Until last week. I noticed that my four QSee cameras were offline. So, I went around pulling their POE plugs to reboot them. They came back up online and I was happy, but then noticed the next day all four were out again. Huh? So I reset a few of them and then realized they went offline about an hour later. Only the QSee and not the Hikvision cameras, many/most plugged into the same POE switches and routing through the same hubs.

So, today I dug into the issue hard. I have a network engineer background and computer expert, so I wasn't going to let a little camera defeat me. but, here I am.

I focused on one of the cameras. I changed all the passwords. Removed it from the DVR list. ensured every possible function was turned off on the camera, etc. Confirmed all files deleted.

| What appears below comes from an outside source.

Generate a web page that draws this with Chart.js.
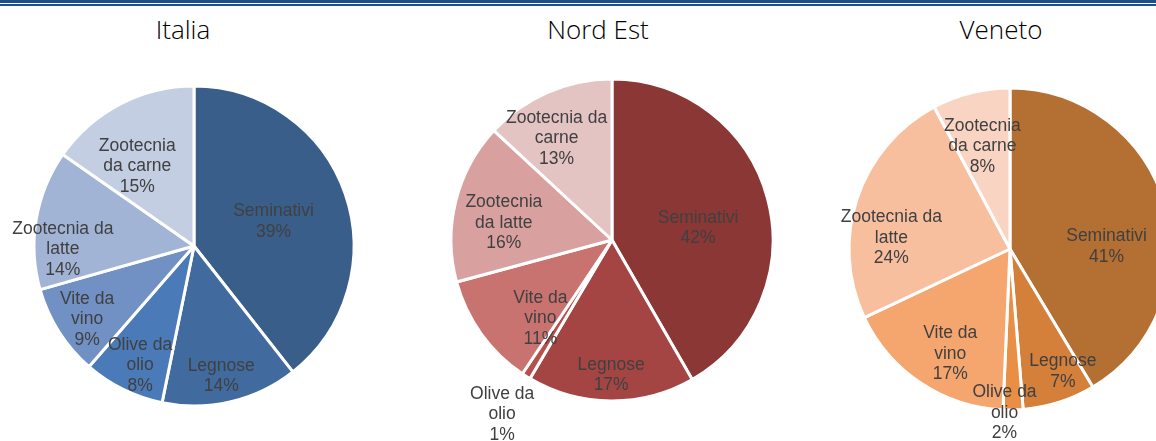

Ensured TCPIP only and a static IP address. When I power cycle it, it stays online and visible on the network for 30-60 minutes then disappears from the network (no ping), but the power stays on (IR lights visible). Oddly, it only happens to the four QSee cameras equally and consistently. I looked for obvious things like conflicting IP addresses or other network anomalies, but nothing stands out. The logs on the camera also don't indicate much. Just the startup and login/logouts.

My sense is there has to be something in the firmware or unique to the cameras, such that all four are failing in the same way at the same time.

Any insights, clues, or additional things to check would be appreciated. --besides the obvious answer to throw out those four cameras and get new ones. The QSee cameras were never well supported OEM Dahua's, but I think the model is QCN8026B and the firmware is 2.400QS00.0R build 2015-05-23.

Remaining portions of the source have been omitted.